Whether you’re providing a support service or a web app, things will go wrong (a cynical comment to start the new year with, I know!)- what’s important is how you deal with them. Part of that is making sure your customers understand what’s going on, and know that you care about getting back up and running so they can carry on with business as usual. It never fails to amaze me how few companies (big ones actually seem to fail more often than the little ones, and there’s massive news items to support this in the form of the “Great Sony Outages of 2010” etc) have a plan to tell customers about outages to minimise the damage to their reputation.
What’s particularly frustrating is how simple it is to plan for such scenarios- you need a communication plan. Whilst every issue is different, for every case you need to work out the MEDIUM (how you tell you customer about the problem, be it twitter, email or otherwise), the UPDATE frequency (how often you’ll update people- and, if agreed, make sure you stick to it), and the DISASTER PLAN (what you do if it’s really bad (failover, DR site, financial re-numeration for your customer). If you have all of this in place before the disaster strikes, you don’t have to worry any more (you’ve already, after all, got an outage or a disaster of some kind) or at least your initial panic can be down played. For an example, one recent partner of mine was discussing how best to cope with future incidents after a prolonged outage (after scheduled maintenance went wrong- even the planned stuff doesn’t always go to plan). I suggested they needed to get together a:
Communication Agreement – in which it was to be agreed who to contact, and how to contact, and after how long a period of problems. We figured an online bulletin board would be great for frequent updates as it meant it was easy to communicated to all customers, and could be hosted for free on a simple single page site.
Update Agreement: If the event of prolonged outages it was suggested the communication page would be updated every 30 minutes as a reasonable start. There was a further escalation element worked into the communication agreement which added email notification of prolonged downtime.

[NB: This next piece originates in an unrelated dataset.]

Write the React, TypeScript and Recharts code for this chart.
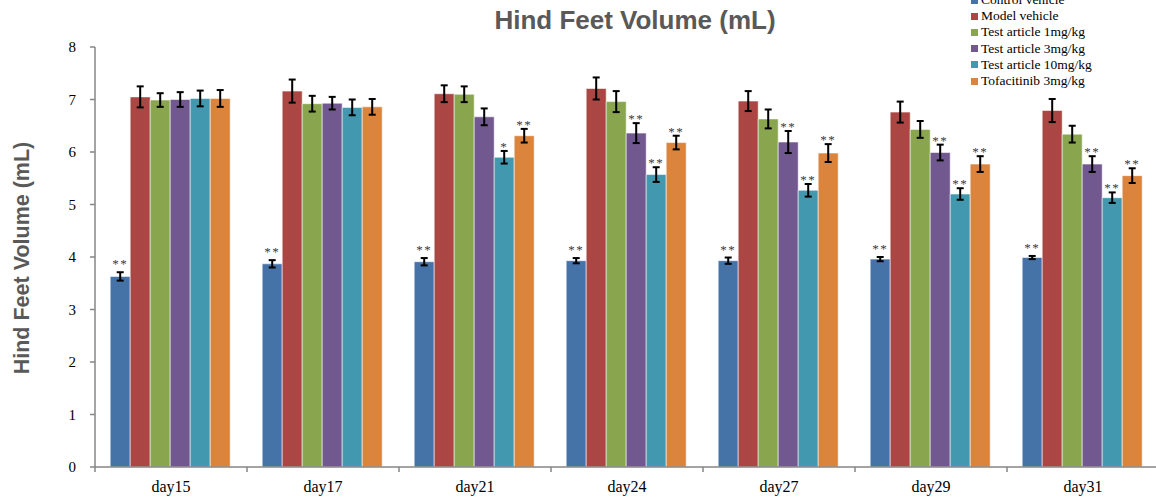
import { Bar, BarChart, ErrorBar, LabelList, XAxis, YAxis } from "recharts";

const categories = ["day15", "day17", "day21", "day24", "day27", "day29", "day31"];

const control = [3.63, 3.87, 3.91, 3.93, 3.93, 3.96, 3.99];
const controlErr = [0.08, 0.07, 0.07, 0.05, 0.06, 0.04, 0.03];
const model = [7.05, 7.16, 7.11, 7.21, 6.97, 6.76, 6.79];
const modelErr = [0.2, 0.22, 0.16, 0.21, 0.19, 0.2, 0.22];
const test1 = [6.99, 6.92, 7.1, 6.96, 6.63, 6.43, 6.34];
const test1Err = [0.13, 0.15, 0.15, 0.2, 0.18, 0.16, 0.16];
const test3 = [7.0, 6.93, 6.67, 6.36, 6.19, 5.99, 5.77];
const test3Err = [0.14, 0.12, 0.16, 0.19, 0.21, 0.15, 0.15];
const test10 = [7.02, 6.85, 5.9, 5.57, 5.27, 5.2, 5.13];
const test10Err = [0.15, 0.15, 0.12, 0.14, 0.12, 0.11, 0.1];
const tofa = [7.02, 6.86, 6.31, 6.18, 5.98, 5.77, 5.55];
const tofaErr = [0.16, 0.15, 0.13, 0.13, 0.17, 0.15, 0.14];

// significance marks vs model vehicle
const controlSig = ["**", "**", "**", "**", "**", "**", "**"];
const noSig = ["", "", "", "", "", "", ""];
const test3Sig = ["", "", "", "**", "**", "**", "**"];
const test10Sig = ["", "", "*", "**", "**", "**", "**"];
const tofaSig = ["", "", "**", "**", "**", "**", "**"];

const yTicks = [0, 1, 2, 3, 4, 5, 6, 7, 8];

const SERIF = "'Liberation Serif', 'Times New Roman', serif";
const SANS = "'Liberation Sans', Arial, sans-serif";
const AXIS = "#868686";

const series = [
  { key: "control", name: "Control vehicle", color: "#4572A7", vals: control, errs: controlErr, sig: controlSig, lift: 4 },
  { key: "model", name: "Model vehicle", color: "#AA4643", vals: model, errs: modelErr, sig: noSig, lift: 0 },
  { key: "test1", name: "Test article 1mg/kg", color: "#89A54E", vals: test1, errs: test1Err, sig: noSig, lift: 0 },
  { key: "test3", name: "Test article 3mg/kg", color: "#71588F", vals: test3, errs: test3Err, sig: test3Sig, lift: 0 },
  { key: "test10", name: "Test article 10mg/kg", color: "#4198AF", vals: test10, errs: test10Err, sig: test10Sig, lift: 0 },
  { key: "tofa", name: "Tofacitinib 3mg/kg", color: "#DB843D", vals: tofa, errs: tofaErr, sig: tofaSig, lift: 0 },
];

const data = categories.map((day, i) => {
  const row: Record<string, string | number> = { day };
  series.forEach(s => {
    row[s.key] = s.vals[i];
    row[s.key + "Err"] = s.errs[i];
  });
  return row;
});

function sigLabel(sig: string[], errs: number[], vals: number[], lift: number) {
  return (props: any) => {
    const vb = props.viewBox ?? props;
    const index = props.index ?? 0;
    const text = sig[index];
    if (!text) return null;
    const errPx = (errs[index] / vals[index]) * vb.height;
    return (
      <text
        x={vb.x + vb.width / 2}
        y={vb.y - errPx - lift}
        textAnchor="middle"
        fontFamily={SERIF}
        fontSize={13}
        letterSpacing={1.5}
        style={{ fill: "#3a3a3a" }}
      >
        {text}
      </text>
    );
  };
}

function DayTick(props: any) {
  const { x, y, payload } = props;
  const half = payload?.offset ?? 76;
  return (
    <g>
      <line x1={x - half} x2={x - half} y1={y} y2={y + 5} stroke={AXIS} strokeWidth={1.5} />
      <text x={x} y={y + 25} textAnchor="middle" fontFamily={SERIF} fontSize={16} fill="#000">
        {payload.value}
      </text>
    </g>
  );
}

function YTitle() {
  return (
    <text
      x={29}
      y={258}
      transform="rotate(-90, 29, 258)"
      textAnchor="middle"
      fontFamily={SANS}
      fontWeight="bold"
      fontSize={21.5}
      fill="#595959"
    >
      Hind Feet Volume (mL)
    </text>
  );
}

export default function App() {
  return (
    <div style={{ position: "absolute", left: 0, top: 0, width: 1156, height: 504, overflow: "hidden", background: "#fff" }}>
      <div
        style={{
          position: "absolute",
          left: 0,
          width: 1270,
          top: 5,
          textAlign: "center",
          fontFamily: SANS,
          fontWeight: "bold",
          fontSize: 26,
          color: "#595959",
          lineHeight: "30px",
        }}
      >
        Hind Feet Volume (mL)
      </div>
      <div style={{ position: "absolute", left: 971, top: -8, fontFamily: SERIF, fontSize: 13.5, color: "#000" }}>
        {series.map(s => (
          <div key={s.key} style={{ display: "flex", alignItems: "center", height: 16.2, whiteSpace: "nowrap" }}>
            <span style={{ width: 7, height: 7, background: s.color, marginRight: 3, display: "inline-block" }} />
            <span>{s.name}</span>
          </div>
        ))}
      </div>
      <BarChart
        width={1162}
        height={504}
        data={data}
        margin={{ top: 47, right: 3, left: 0, bottom: 0 }}
        barCategoryGap="10%"
        barGap={0}
      >
        <XAxis
          dataKey="day"
          height={37}
          interval={0}
          tickLine={false}
          tickSize={0}
          tickMargin={0}
          axisLine={{ stroke: AXIS, strokeWidth: 1.5 }}
          tick={<DayTick />}
        />
        <YAxis
          width={95}
          domain={[0, 8]}
          ticks={yTicks}
          interval={0}
          tickSize={5}
          tickMargin={14}
          axisLine={{ stroke: AXIS, strokeWidth: 1.5 }}
          tickLine={{ stroke: AXIS, strokeWidth: 1.5 }}
          tick={{ fontFamily: SERIF, fontSize: 15, fill: "#000" }}
          label={YTitle}
        />
        {series.map(s => (
          <Bar
            key={s.key}
            dataKey={s.key}
            name={s.name}
            fill={s.color}
            stroke="#ffffff"
            strokeOpacity={0.55}
            strokeWidth={1}
            isAnimationActive={false}
          >
            <ErrorBar dataKey={s.key + "Err"} width={3.5} strokeWidth={2} stroke="#000" direction="y" />
            <LabelList dataKey={s.key} content={sigLabel(s.sig, s.errs, s.vals, s.lift)} />
          </Bar>
        ))}
      </BarChart>
    </div>
  );
}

Finally, the DR plan came into conversation, and whilst financial recompense was discussed I came away feeling that if they followed the agreements set out above, it wasn’t such a big issue- downtime is bad, but NOT KNOWING is worse- it stops the customer from planning around the outage and aggravates them further. It’s a good chance too to think about the issues even the big guys face (we’ve seen Amazon and Microsoft fail in the past few years, and many more giants struggle and this won’t change any time soon) and how you’d cope- DR is getting increasing affordable as long as you plan it in advance- backups, DR tests, failover of KEY or all elements of your infrastructure is entirely possible (I’ve even seen a MS house with a Google Docs DR plan!) so don’t forget to be ready for the worst worse case scenario!
Happy new year all (and I hope you don’t need my advice!)!